* Task:
Reproduce the material below line by line, beginning with its first line and ending with the line that contains "import seaborn as sns"; leave out pictures.

# START OF Stored data

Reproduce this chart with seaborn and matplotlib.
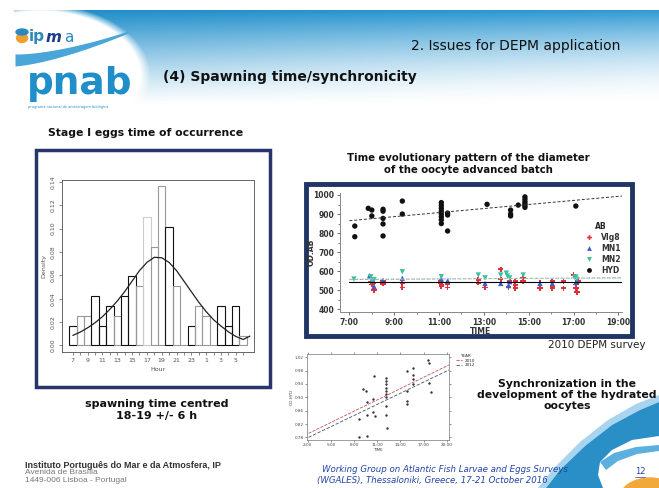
import numpy as np
import pandas as pd
import matplotlib.pyplot as plt
from matplotlib.patches import Rectangle, Ellipse, Polygon
import seaborn as sns

# histograma: huevos en estadio I por hora (densidad)
hist_hours = list(range(7, 31))
hist_density = [0.017, 0.025, 0.025, 0.042, 0.017, 0.034, 0.025, 0.042,
                0.059, 0.051, 0.110, 0.084, 0.136, 0.101, 0.051, 0.000,
                0.017, 0.034, 0.025, 0.000, 0.034, 0.017, 0.034, 0.008]
hour_ticks = list(range(7, 31))
hour_labels = ['7', '', '9', '', '11', '', '13', '', '15', '', '17', '', '19', '',
               '21', '', '23', '', '1', '', '3', '', '5', '']
dens_ticks = [0.00, 0.02, 0.04, 0.06, 0.08, 0.10, 0.12, 0.14]

# curva ajustada
curve_hours = [7, 8, 9, 10, 11, 12, 13, 14, 15, 16, 17, 18, 19, 20, 21, 22, 23,
               24, 25, 26, 27, 28, 29, 30, 30.9]
curve_density = [0.0086, 0.0114, 0.0151, 0.0194, 0.0246, 0.0309, 0.038, 0.046,
                 0.055, 0.064, 0.071, 0.0754, 0.075, 0.071, 0.064, 0.055, 0.046,
                 0.037, 0.029, 0.022, 0.0166, 0.0117, 0.0077, 0.0051, 0.008]

# diametro del lote avanzado (OD.AB) frente a la hora
vig8_t = [7.95, 8.0, 8.05, 8.1, 8.5, 8.5, 9.36, 9.36, 11.05, 11.05, 11.1, 11.1,
          11.38, 11.38, 12.75, 12.75, 13.05, 13.75, 13.75, 14.1, 14.15, 14.4,
          14.4, 14.4, 14.75, 14.75, 15.5, 15.5, 16.05, 16.05, 16.05, 16.55,
          16.55, 17.0, 17.1, 17.1, 17.15, 17.2]
vig8_v = [545, 530, 540, 500, 547, 535, 536, 515, 547, 538, 530, 521, 533, 515,
          555, 540, 515, 610, 558, 516, 547, 547, 526, 510, 565, 547, 541, 510,
          547, 520, 510, 547, 510, 580, 530, 510, 490, 550]
mn1_t = [7.9, 8.05, 8.1, 8.5, 9.36, 11.1, 11.38, 13.05, 13.75, 14.1, 14.15,
         15.5, 16.05, 17.1, 17.15]
mn1_v = [576, 553, 520, 553, 563, 559, 550, 536, 536, 525, 545, 536, 536, 541, 547]
mn2_t = [7.2, 7.95, 8.0, 8.1, 9.36, 11.1, 12.75, 13.05, 13.75, 14.0, 14.05,
         14.15, 14.75, 17.05, 17.1, 17.15]
mn2_v = [559, 571, 547, 555, 597, 571, 580, 565, 580, 590, 575, 565, 580, 566,
         570, 558]
hyd_t = [7.24, 7.24, 7.84, 8.0, 8.0, 8.5, 8.5, 8.5, 8.5, 8.5, 9.36, 9.36,
         11.1, 11.1, 11.1, 11.1, 11.1, 11.1, 11.1, 11.1, 11.38, 11.38, 11.38,
         13.14, 14.19, 14.19, 14.19, 14.53, 14.83, 14.83, 14.83, 14.83, 14.83,
         14.83, 17.1]
hyd_v = [837, 781, 930, 921, 890, 925, 915, 877, 848, 785, 968, 900, 960, 945,
         930, 915, 900, 885, 870, 850, 905, 895, 811, 951, 921, 900, 890, 947,
         990, 978, 965, 955, 945, 935, 942]
fit_t = [7.0, 19.2]
hyd_fit = [865, 995]
ab_fit = [545, 545]
mn_fit = [556, 566]
mn2_fit = [560, 562]
time_ticks = [7, 9, 11, 13, 15, 17, 19]
time_labels = ['7:00', '9:00', '11:00', '13:00', '15:00', '17:00', '19:00']

# sincronizacion de los hidratados
sync_t = [8.7, 8.7, 9.2, 9.6, 9.7, 9.7, 9.7, 10.4, 10.4, 10.6, 10.7, 12.1, 12.1,
          12.1, 12.1, 12.1, 12.1, 12.1, 12.1, 12.1, 12.3, 14.9, 14.9, 14.9, 14.9,
          15.6, 15.6, 15.6, 15.6, 17.6, 17.7, 17.7, 18.0]
sync_v = [0.834, 0.780, 0.926, 0.919, 0.887, 0.846, 0.783, 0.895, 0.856, 0.965,
          0.845, 0.958, 0.948, 0.939, 0.928, 0.918, 0.910, 0.900, 0.874, 0.846,
          0.807, 0.978, 0.919, 0.890, 0.880, 0.988, 0.968, 0.955, 0.939, 1.012,
          1.002, 0.944, 0.915]
sync_fit_t = [2.1, 20.3]
fit_2010 = [0.792, 0.997]
fit_2012 = [0.780, 0.982]
sync_ticks = [2, 5, 8, 11, 14, 17, 20]
sync_labels = ['2:00', '5:00', '8:00', '11:00', '14:00', '17:00', '20:00']
sync_yticks = [0.78, 0.82, 0.86, 0.90, 0.94, 0.98, 1.02]

sns.set_style('ticks')
plt.rcParams['font.family'] = ['DejaVu Sans']

W, H = 659, 488
fig = plt.figure(figsize=(W / 100, H / 100), dpi=100)

# ---------- fondo de la diapositiva
bg = fig.add_axes([0, 0, 1, 1])
xx, yy = np.meshgrid(np.arange(W), np.arange(H))
alpha = np.clip((105 - yy) / 95, 0, 1) ** (1 + 0.8 * xx / W)
alpha[yy < 10] = 0
alpha[xx < 14] = 0
blob = ((xx - 40) / 105) ** 2 + ((yy - 75) / 68) ** 2
alpha *= np.clip((blob - 0.9) / 0.2, 0, 1)
blue = np.stack([28 + 22 * xx / W, 140 + 15 * xx / W, 200 + 12 * xx / W], -1) / 255
img = blue * alpha[..., None] + (1 - alpha[..., None])
bg.imshow(img, extent=[0, W, H, 0], aspect='auto')
bg.set_xlim(0, W)
bg.set_ylim(H, 0)
bg.axis('off')

# logos
xs = np.linspace(15, 128, 40)
yc = 60 - 28 * ((xs - 15) / 113) ** 1.5
th = 5 * (1 - (xs - 15) / 113) + 1
bg.fill_between(xs, yc - th, yc + th, color='#4aa6d8', lw=0)
bg.add_patch(Ellipse((22, 38), 11, 9, color='#f0a030'))
bg.add_patch(Ellipse((22, 32), 12, 6, color='#2a8ac0'))
bg.text(29, 37, 'ip', fontsize=11, color='#2a8ac0', va='center', fontweight='bold')
bg.text(46, 37, 'm', fontsize=11, color='#1d3b8a', va='center', style='italic',
        fontweight='bold')
bg.text(64, 37, 'a', fontsize=11, color='#2a8ac0', va='center')
bg.text(27, 84, 'pnab', fontsize=27, color='#1f8ec9', va='center', fontweight='bold')
bg.text(28, 107, 'programa nacional de amostragem biológica', fontsize=2.5,
        color='#1f8ec9', va='center')

# decoracion inferior derecha (ola azul y sol naranja)
bg.add_patch(Polygon([(538, 488), (554, 468), (580, 442), (608, 420), (636, 404),
                      (659, 395), (659, 402), (640, 410), (612, 425), (585, 446),
                      (560, 470), (546, 488)], color='#a8d4ef', lw=0))
bg.add_patch(Polygon([(546, 488), (560, 470), (585, 446), (612, 425), (640, 410),
                      (659, 402), (659, 436), (632, 440), (612, 450), (600, 462),
                      (598, 475), (603, 488)], color='#2a8fc6', lw=0))
bg.add_patch(Polygon([(600, 462), (614, 453), (636, 447), (659, 445), (659, 451),
                      (637, 454), (618, 461), (606, 470)], color='#5cb0e0', lw=0))
bg.add_patch(Ellipse((650, 500), 62, 44, color='#f2a93b'))

# marcos
bg.add_patch(Rectangle((36, 150), 234, 237, fill=False, ec='#27356a', lw=2.5))
bg.add_patch(Rectangle((306, 184), 326, 152, fill=False, ec='#1f3563', lw=3.5))

# textos
bg.text(620, 46, '2. Issues for DEPM application', ha='right', va='center',
        fontsize=10, color='#111')
bg.text(163, 77, '(4) Spawning time/synchronicity', ha='left', va='center',
        fontsize=10, fontweight='bold', color='#111')
bg.text(48, 133, 'Stage I eggs time of occurrence', ha='left', va='center',
        fontsize=7.8, fontweight='bold', color='#111')
bg.text(468, 164, 'Time evolutionary pattern of the diameter\nof the oocyte advanced batch',
        ha='center', va='center', fontsize=7.3, fontweight='bold', linespacing=1.2,
        color='#111')
bg.text(645, 345, '2010 DEPM survey', ha='right', va='center', fontsize=7.5, color='#222')
bg.text(567, 395, 'Synchronization in the\ndevelopment of the hydrated\noocytes',
        ha='center', va='center', fontsize=7.8, fontweight='bold', linespacing=1.15,
        color='#111')
bg.text(157, 410, 'spawning time centred\n18-19 +/- 6 h', ha='center', va='center',
        fontsize=8, fontweight='bold', linespacing=1.15, color='#111')
bg.text(25, 465, 'Instituto Português do Mar e da Atmosfera, IP', fontsize=6.5,
        fontweight='bold', color='#333', va='center', family='Liberation Sans')
bg.text(25, 473, 'Avenida de Brasília', fontsize=6, color='#777', va='center',
        family='Liberation Sans')
bg.text(25, 481, '1449-006 Lisboa - Portugal', fontsize=6, color='#777', va='center',
        family='Liberation Sans')
bg.text(445, 469, 'Working Group on Atlantic Fish Larvae and Eggs Surveys', ha='center',
        va='center', fontsize=6.2, style='italic', color='#2244aa')
bg.text(432, 481, '(WGALES), Thessaloniki, Greece, 17-21 October 2016', ha='center',
        va='center', fontsize=6.2, style='italic', color='#2244aa')
bg.text(640, 472, '12', ha='center', va='center', fontsize=6, color='#2244aa')
bg.plot([635, 645], [477, 477], color='#2244aa', lw=0.5)

# ---------- histograma
hist_df = pd.DataFrame({'hour': hist_hours, 'dens': hist_density})
ax1 = fig.add_axes([62 / W, 1 - 352 / H, 192 / W, 172 / H])
sns.histplot(data=hist_df, x='hour', weights='dens', binwidth=1,
             binrange=(6.5, 30.5), fill=False, color='black', linewidth=0.8, ax=ax1)
edge_cols = ['#111', '#999', '#999', '#111', '#111', '#111', '#999', '#111',
             '#111', '#999', '#cccccc', '#999', '#999', '#111', '#999', '#999',
             '#111', '#999', '#999', '#999', '#111', '#111', '#111', '#999']
for p, ec in zip(ax1.patches, edge_cols):
    p.set_edgecolor(ec)
sns.lineplot(x=curve_hours, y=curve_density, color='#222', lw=0.9, ax=ax1)
ax1.set_xlim(5.54, 31.46)
ax1.set_ylim(-0.0056, 0.1415)
ax1.set_xticks(hour_ticks)
ax1.set_xticklabels(hour_labels)
ax1.set_yticks(dens_ticks)
ax1.set_yticklabels([f'{v:.2f}' for v in dens_ticks], rotation=90, va='center')
ax1.tick_params(labelsize=4.5, colors='#555', length=2.5, width=0.5, pad=2)
ax1.set_xlabel('Hour', fontsize=4.5, color='#555', labelpad=3)
ax1.set_ylabel('Density', fontsize=4.5, color='#555', labelpad=3)
for s in ax1.spines.values():
    s.set_color('#666')
    s.set_linewidth(0.7)

# ---------- OD.AB frente a la hora
ab_df = pd.DataFrame({
    'time': vig8_t + mn1_t + mn2_t + hyd_t,
    'od': vig8_v + mn1_v + mn2_v + hyd_v,
    'AB': ['VIg8'] * len(vig8_t) + ['MN1'] * len(mn1_t) + ['MN2'] * len(mn2_t)
          + ['HYD'] * len(hyd_t),
})
ab_order = ['VIg8', 'MN1', 'MN2', 'HYD']
ab_colors = {'VIg8': '#e0303a', 'MN1': '#3a5fc8', 'MN2': '#3cc0a0', 'HYD': '#111111'}
ab_markers = {'VIg8': 'P', 'MN1': '^', 'MN2': 'v', 'HYD': 'o'}

ax2 = fig.add_axes([340 / W, 1 - 312 / H, 282 / W, 119.3 / H])
sns.lineplot(x=fit_t, y=ab_fit, color='black', lw=0.8, ax=ax2)
sns.lineplot(x=fit_t, y=mn_fit, color='#aaaaaa', lw=0.7, linestyle='--', ax=ax2)
sns.lineplot(x=fit_t, y=mn2_fit, color='#8fd8c4', lw=0.7, linestyle=':', ax=ax2)
sns.lineplot(x=fit_t, y=hyd_fit, color='#333', lw=0.7, linestyle=(0, (3, 2)), ax=ax2)
sns.scatterplot(data=ab_df, x='time', y='od', hue='AB', style='AB',
                hue_order=ab_order, style_order=ab_order, palette=ab_colors,
                markers=ab_markers, s=15, linewidth=0, ax=ax2)
ax2.set_xlim(6.58, 19.16)
ax2.set_ylim(386, 1012)
ax2.set_xticks(time_ticks)
ax2.set_xticklabels(time_labels)
ax2.set_xticks(np.arange(7, 19.5, 1), minor=True)
ax2.set_yticks(np.arange(400, 1001, 100))
ax2.set_yticks(np.arange(400, 1001, 50), minor=True)
ax2.tick_params(labelsize=5.5, colors='#333', length=2.5, width=0.5, pad=1.5)
ax2.tick_params(which='minor', length=1.5, width=0.4)
for lab in ax2.get_xticklabels() + ax2.get_yticklabels():
    lab.set_fontweight('bold')
ax2.set_xlabel('TIME', fontsize=5.5, fontweight='bold', color='#333', labelpad=0.5)
ax2.set_ylabel('OD.AB', fontsize=5.5, fontweight='bold', color='#333')
ax2.yaxis.set_label_coords(-0.085, 0.5)
sns.despine(ax=ax2)
for s in ax2.spines.values():
    s.set_color('#888')
    s.set_linewidth(0.7)
sns.move_legend(ax2, loc='upper left', bbox_to_anchor=(0.83, 0.81), frameon=False,
                title='AB', fontsize=5.5, title_fontsize=5.5, labelspacing=0.25,
                handletextpad=0.6, markerscale=0.9)
ax2.get_legend().get_title().set_fontweight('bold')
for t in ax2.get_legend().get_texts():
    t.set_fontweight('bold')
    t.set_color('#333')

# ---------- sincronizacion de hidratados
ax3 = fig.add_axes([307 / W, 1 - 439.5 / H, 142 / W, 85.5 / H])
sns.scatterplot(x=sync_t, y=sync_v, color='#333', s=3, marker='o', linewidth=0,
                ax=ax3)
sns.lineplot(x=sync_fit_t, y=fit_2010, color='#c05050', lw=0.6,
             linestyle='--', ax=ax3)
sns.lineplot(x=sync_fit_t, y=fit_2012, color='#405080', lw=0.6,
             linestyle=(0, (4, 2)), ax=ax3)
ax3.set_xlim(1.9, 20.3)
ax3.set_ylim(0.7736, 1.0297)
ax3.set_xticks(sync_ticks)
ax3.set_xticklabels(sync_labels)
ax3.set_yticks(sync_yticks)
ax3.set_yticklabels([f'{v:.2f}' for v in sync_yticks])
ax3.tick_params(labelsize=3, colors='#444', length=1.5, width=0.4, pad=1,
                top=True, right=True)
ax3.set_xlabel('TIME', fontsize=3, color='#444', labelpad=0.5)
ax3.set_ylabel('OD.HYD', fontsize=3, color='#444', labelpad=0.5)
for s in ax3.spines.values():
    s.set_color('#777')
    s.set_linewidth(0.5)
ax3.legend(ax3.get_lines()[:2], ['2010', '2012'], title='YEAR', loc='upper left',
           bbox_to_anchor=(1.02, 1.04), frameon=False, fontsize=3, title_fontsize=3,
           handlelength=1.5, labelspacing=0.1)

fig.savefig('out.png', dpi=100)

# END OF Stored data

* Reply to the task:
Reproduce this chart with seaborn and matplotlib.
import numpy as np
import pandas as pd
import matplotlib.pyplot as plt
from matplotlib.patches import Rectangle, Ellipse, Polygon
import seaborn as sns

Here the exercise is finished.